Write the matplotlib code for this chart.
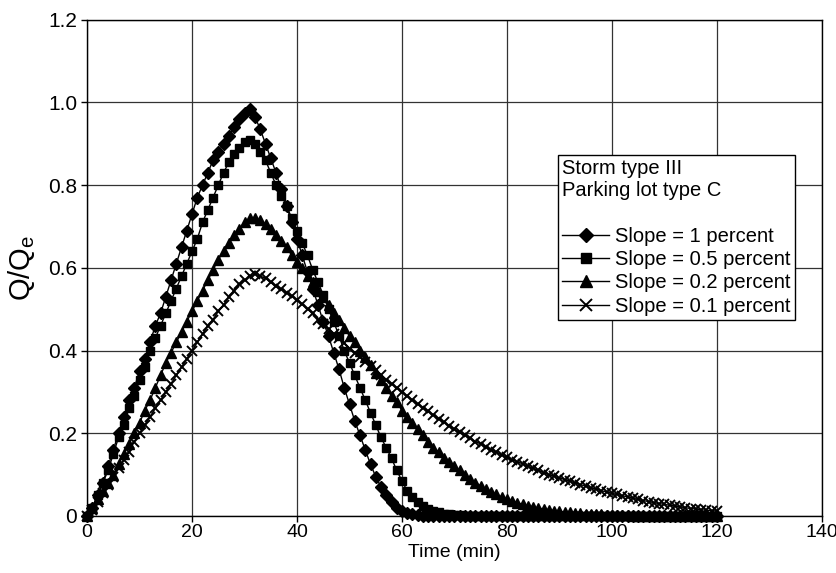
import matplotlib
matplotlib.use("Agg")
import matplotlib.pyplot as plt
from matplotlib import font_manager

time_min = list(range(0, 121))

slope_1 = [0.0, 0.02, 0.05, 0.08, 0.12, 0.16, 0.20, 0.24, 0.28, 0.31,
           0.35, 0.38, 0.42, 0.46, 0.49, 0.53, 0.57, 0.61, 0.65, 0.69,
           0.73, 0.77, 0.80, 0.83, 0.86, 0.88, 0.90, 0.92, 0.94, 0.96,
           0.975, 0.985, 0.965, 0.935, 0.90, 0.865, 0.83, 0.79, 0.75, 0.71,
           0.67, 0.63, 0.59, 0.55, 0.51, 0.47, 0.435, 0.395, 0.355, 0.31,
           0.27, 0.23, 0.195, 0.16, 0.125, 0.095, 0.07, 0.05, 0.033, 0.02,
           0.012, 0.007, 0.004, 0.002, 0.001] + [0.0] * 56

slope_05 = [0.0, 0.02, 0.05, 0.08, 0.11, 0.15, 0.19, 0.22, 0.26, 0.29,
            0.33, 0.36, 0.40, 0.43, 0.46, 0.49, 0.52, 0.55, 0.58, 0.61,
            0.64, 0.67, 0.71, 0.74, 0.77, 0.80, 0.83, 0.855, 0.875, 0.89,
            0.905, 0.91, 0.90, 0.88, 0.86, 0.83, 0.80, 0.775, 0.75, 0.72,
            0.69, 0.66, 0.63, 0.595, 0.565, 0.535, 0.50, 0.47, 0.435, 0.40,
            0.37, 0.34, 0.31, 0.28, 0.25, 0.22, 0.19, 0.165, 0.14, 0.11,
            0.085, 0.06, 0.045, 0.033, 0.024, 0.018, 0.013, 0.009, 0.006, 0.004,
            0.003, 0.002, 0.001] + [0.0] * 48

slope_02 = [0.0, 0.02, 0.04, 0.06, 0.08, 0.10, 0.125, 0.15, 0.175, 0.20,
            0.225, 0.255, 0.28, 0.31, 0.34, 0.37, 0.395, 0.42, 0.445, 0.47,
            0.495, 0.52, 0.545, 0.57, 0.595, 0.62, 0.64, 0.66, 0.68, 0.695,
            0.71, 0.72, 0.72, 0.715, 0.705, 0.695, 0.68, 0.665, 0.65, 0.63,
            0.615, 0.60, 0.58, 0.565, 0.545, 0.53, 0.51, 0.49, 0.475, 0.455,
            0.435, 0.42, 0.40, 0.385, 0.365, 0.345, 0.33, 0.31, 0.29, 0.275,
            0.255, 0.24, 0.225, 0.21, 0.195, 0.18, 0.165, 0.155, 0.14, 0.13,
            0.12, 0.11, 0.10, 0.09, 0.08, 0.073, 0.065, 0.058, 0.052, 0.046,
            0.041, 0.036, 0.032, 0.028, 0.025, 0.022, 0.019, 0.017, 0.015, 0.013,
            0.011, 0.010, 0.009, 0.008, 0.007, 0.006, 0.005, 0.004, 0.004, 0.003,
            0.003, 0.002, 0.002, 0.002, 0.001, 0.001, 0.001, 0.001, 0.001, 0.001,
            0.0, 0.0, 0.0, 0.0, 0.0, 0.0, 0.0, 0.0, 0.0, 0.0, 0.0]

slope_01 = [0.0, 0.015, 0.035, 0.055, 0.075, 0.095, 0.115, 0.135, 0.155, 0.18,
            0.20, 0.22, 0.24, 0.26, 0.28, 0.30, 0.32, 0.34, 0.36, 0.38,
            0.40, 0.42, 0.44, 0.46, 0.475, 0.495, 0.51, 0.53, 0.545, 0.56,
            0.57, 0.58, 0.585, 0.58, 0.575, 0.565, 0.555, 0.548, 0.54, 0.532,
            0.523, 0.512, 0.50, 0.49, 0.475, 0.465, 0.452, 0.44, 0.43, 0.418,
            0.405, 0.395, 0.385, 0.373, 0.362, 0.353, 0.342, 0.33, 0.32, 0.31,
            0.30, 0.29, 0.28, 0.27, 0.262, 0.253, 0.244, 0.235, 0.227, 0.218,
            0.21, 0.202, 0.195, 0.188, 0.18, 0.174, 0.167, 0.16, 0.154, 0.148,
            0.142, 0.136, 0.131, 0.126, 0.12, 0.115, 0.11, 0.105, 0.10, 0.096,
            0.092, 0.088, 0.084, 0.08, 0.076, 0.072, 0.068, 0.065, 0.061, 0.058,
            0.055, 0.052, 0.049, 0.046, 0.043, 0.04, 0.037, 0.035, 0.032, 0.030,
            0.028, 0.026, 0.024, 0.022, 0.020, 0.018, 0.017, 0.015, 0.014, 0.013,
            0.012]

series_labels = ["Slope = 1 percent", "Slope = 0.5 percent",
                 "Slope = 0.2 percent", "Slope = 0.1 percent"]
x_ticks = [0, 20, 40, 60, 80, 100, 120, 140]
y_ticks = [0, 0.2, 0.4, 0.6, 0.8, 1.0, 1.2]
y_tick_labels = ["0", "0.2", "0.4", "0.6", "0.8", "1.0", "1.2"]
legend_title = "Storm type III\nParking lot type C\n"

plt.rcParams['font.family'] = ['Liberation Sans', 'DejaVu Sans']

installed = {f.name for f in font_manager.fontManager.ttflist}
narrow = 'Liberation Sans Narrow' if 'Liberation Sans Narrow' in installed else 'Liberation Sans'
xsize = 16.5 if narrow != 'Liberation Sans' else 14

fig = plt.figure(figsize=(8.37, 5.73), dpi=100)
ax = fig.add_axes([0.104, 0.0995, 0.878, 0.866])

styles = [dict(marker='D', markersize=6),
          dict(marker='s', markersize=6),
          dict(marker='^', markersize=7),
          dict(marker='x', markersize=7, markeredgewidth=1.4)]

handles = []
for ys, lab, st in zip([slope_1, slope_05, slope_02, slope_01], series_labels, styles):
    h, = ax.plot(time_min, ys, color='black', linewidth=1.0,
                 markerfacecolor='black', markeredgecolor='black',
                 label=lab, clip_on=False, zorder=3, **st)
    handles.append(h)

ax.set_xlim(0, 140)
ax.set_ylim(0, 1.2)
ax.set_xticks(x_ticks)
ax.set_xticklabels([str(v) for v in x_ticks], family=narrow, fontsize=xsize)
ax.set_yticks(y_ticks)
ax.set_yticklabels(y_tick_labels, fontsize=15)
ax.grid(True, color='#333333', linewidth=0.9)
ax.set_axisbelow(True)
for sp in ax.spines.values():
    sp.set_color('black')
    sp.set_linewidth(1.0)
ax.tick_params(direction='out', length=4, width=1, colors='black')
ax.tick_params(axis='x', pad=2)
ax.tick_params(axis='y', pad=3)

ax.set_xlabel("Time (min)", family=narrow, fontsize=xsize, labelpad=2)
ax.set_ylabel(r"Q/Q$_\mathregular{e}$", fontsize=21, labelpad=8)

leg = ax.legend(handles=handles, loc='upper right', bbox_to_anchor=(0.963, 0.728),
                borderaxespad=0, title=legend_title, alignment='left', fontsize=14.5,
                title_fontsize=14.5, frameon=True, fancybox=False,
                edgecolor='black', framealpha=1, handlelength=2.3,
                handletextpad=0.3, borderpad=0.22, labelspacing=0.22,
                markerscale=1.2)
leg.get_frame().set_linewidth(1.0)

fig.savefig("out.png", dpi=100)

^^^^^^^^^^^^^^^^

- _What you should do_
Give an exact copy of the material, leaving out every picture.

- _Solution for this problem_
Write the matplotlib code for this chart.
import matplotlib
matplotlib.use("Agg")
import matplotlib.pyplot as plt
from matplotlib import font_manager

time_min = list(range(0, 121))

slope_1 = [0.0, 0.02, 0.05, 0.08, 0.12, 0.16, 0.20, 0.24, 0.28, 0.31,
           0.35, 0.38, 0.42, 0.46, 0.49, 0.53, 0.57, 0.61, 0.65, 0.69,
           0.73, 0.77, 0.80, 0.83, 0.86, 0.88, 0.90, 0.92, 0.94, 0.96,
           0.975, 0.985, 0.965, 0.935, 0.90, 0.865, 0.83, 0.79, 0.75, 0.71,
           0.67, 0.63, 0.59, 0.55, 0.51, 0.47, 0.435, 0.395, 0.355, 0.31,
           0.27, 0.23, 0.195, 0.16, 0.125, 0.095, 0.07, 0.05, 0.033, 0.02,
           0.012, 0.007, 0.004, 0.002, 0.001] + [0.0] * 56

slope_05 = [0.0, 0.02, 0.05, 0.08, 0.11, 0.15, 0.19, 0.22, 0.26, 0.29,
            0.33, 0.36, 0.40, 0.43, 0.46, 0.49, 0.52, 0.55, 0.58, 0.61,
            0.64, 0.67, 0.71, 0.74, 0.77, 0.80, 0.83, 0.855, 0.875, 0.89,
            0.905, 0.91, 0.90, 0.88, 0.86, 0.83, 0.80, 0.775, 0.75, 0.72,
            0.69, 0.66, 0.63, 0.595, 0.565, 0.535, 0.50, 0.47, 0.435, 0.40,
            0.37, 0.34, 0.31, 0.28, 0.25, 0.22, 0.19, 0.165, 0.14, 0.11,
            0.085, 0.06, 0.045, 0.033, 0.024, 0.018, 0.013, 0.009, 0.006, 0.004,
            0.003, 0.002, 0.001] + [0.0] * 48

slope_02 = [0.0, 0.02, 0.04, 0.06, 0.08, 0.10, 0.125, 0.15, 0.175, 0.20,
            0.225, 0.255, 0.28, 0.31, 0.34, 0.37, 0.395, 0.42, 0.445, 0.47,
            0.495, 0.52, 0.545, 0.57, 0.595, 0.62, 0.64, 0.66, 0.68, 0.695,
            0.71, 0.72, 0.72, 0.715, 0.705, 0.695, 0.68, 0.665, 0.65, 0.63,
            0.615, 0.60, 0.58, 0.565, 0.545, 0.53, 0.51, 0.49, 0.475, 0.455,
            0.435, 0.42, 0.40, 0.385, 0.365, 0.345, 0.33, 0.31, 0.29, 0.275,
            0.255, 0.24, 0.225, 0.21, 0.195, 0.18, 0.165, 0.155, 0.14, 0.13,
            0.12, 0.11, 0.10, 0.09, 0.08, 0.073, 0.065, 0.058, 0.052, 0.046,
            0.041, 0.036, 0.032, 0.028, 0.025, 0.022, 0.019, 0.017, 0.015, 0.013,
            0.011, 0.010, 0.009, 0.008, 0.007, 0.006, 0.005, 0.004, 0.004, 0.003,
            0.003, 0.002, 0.002, 0.002, 0.001, 0.001, 0.001, 0.001, 0.001, 0.001,
            0.0, 0.0, 0.0, 0.0, 0.0, 0.0, 0.0, 0.0, 0.0, 0.0, 0.0]

slope_01 = [0.0, 0.015, 0.035, 0.055, 0.075, 0.095, 0.115, 0.135, 0.155, 0.18,
            0.20, 0.22, 0.24, 0.26, 0.28, 0.30, 0.32, 0.34, 0.36, 0.38,
            0.40, 0.42, 0.44, 0.46, 0.475, 0.495, 0.51, 0.53, 0.545, 0.56,
            0.57, 0.58, 0.585, 0.58, 0.575, 0.565, 0.555, 0.548, 0.54, 0.532,
            0.523, 0.512, 0.50, 0.49, 0.475, 0.465, 0.452, 0.44, 0.43, 0.418,
            0.405, 0.395, 0.385, 0.373, 0.362, 0.353, 0.342, 0.33, 0.32, 0.31,
            0.30, 0.29, 0.28, 0.27, 0.262, 0.253, 0.244, 0.235, 0.227, 0.218,
            0.21, 0.202, 0.195, 0.188, 0.18, 0.174, 0.167, 0.16, 0.154, 0.148,
            0.142, 0.136, 0.131, 0.126, 0.12, 0.115, 0.11, 0.105, 0.10, 0.096,
            0.092, 0.088, 0.084, 0.08, 0.076, 0.072, 0.068, 0.065, 0.061, 0.058,
            0.055, 0.052, 0.049, 0.046, 0.043, 0.04, 0.037, 0.035, 0.032, 0.030,
            0.028, 0.026, 0.024, 0.022, 0.020, 0.018, 0.017, 0.015, 0.014, 0.013,
            0.012]

series_labels = ["Slope = 1 percent", "Slope = 0.5 percent",
                 "Slope = 0.2 percent", "Slope = 0.1 percent"]
x_ticks = [0, 20, 40, 60, 80, 100, 120, 140]
y_ticks = [0, 0.2, 0.4, 0.6, 0.8, 1.0, 1.2]
y_tick_labels = ["0", "0.2", "0.4", "0.6", "0.8", "1.0", "1.2"]
legend_title = "Storm type III\nParking lot type C\n"

plt.rcParams['font.family'] = ['Liberation Sans', 'DejaVu Sans']

installed = {f.name for f in font_manager.fontManager.ttflist}
narrow = 'Liberation Sans Narrow' if 'Liberation Sans Narrow' in installed else 'Liberation Sans'
xsize = 16.5 if narrow != 'Liberation Sans' else 14

fig = plt.figure(figsize=(8.37, 5.73), dpi=100)
ax = fig.add_axes([0.104, 0.0995, 0.878, 0.866])

styles = [dict(marker='D', markersize=6),
          dict(marker='s', markersize=6),
          dict(marker='^', markersize=7),
          dict(marker='x', markersize=7, markeredgewidth=1.4)]

handles = []
for ys, lab, st in zip([slope_1, slope_05, slope_02, slope_01], series_labels, styles):
    h, = ax.plot(time_min, ys, color='black', linewidth=1.0,
                 markerfacecolor='black', markeredgecolor='black',
                 label=lab, clip_on=False, zorder=3, **st)
    handles.append(h)

ax.set_xlim(0, 140)
ax.set_ylim(0, 1.2)
ax.set_xticks(x_ticks)
ax.set_xticklabels([str(v) for v in x_ticks], family=narrow, fontsize=xsize)
ax.set_yticks(y_ticks)
ax.set_yticklabels(y_tick_labels, fontsize=15)
ax.grid(True, color='#333333', linewidth=0.9)
ax.set_axisbelow(True)
for sp in ax.spines.values():
    sp.set_color('black')
    sp.set_linewidth(1.0)
ax.tick_params(direction='out', length=4, width=1, colors='black')
ax.tick_params(axis='x', pad=2)
ax.tick_params(axis='y', pad=3)

ax.set_xlabel("Time (min)", family=narrow, fontsize=xsize, labelpad=2)
ax.set_ylabel(r"Q/Q$_\mathregular{e}$", fontsize=21, labelpad=8)

leg = ax.legend(handles=handles, loc='upper right', bbox_to_anchor=(0.963, 0.728),
                borderaxespad=0, title=legend_title, alignment='left', fontsize=14.5,
                title_fontsize=14.5, frameon=True, fancybox=False,
                edgecolor='black', framealpha=1, handlelength=2.3,
                handletextpad=0.3, borderpad=0.22, labelspacing=0.22,
                markerscale=1.2)
leg.get_frame().set_linewidth(1.0)

fig.savefig("out.png", dpi=100)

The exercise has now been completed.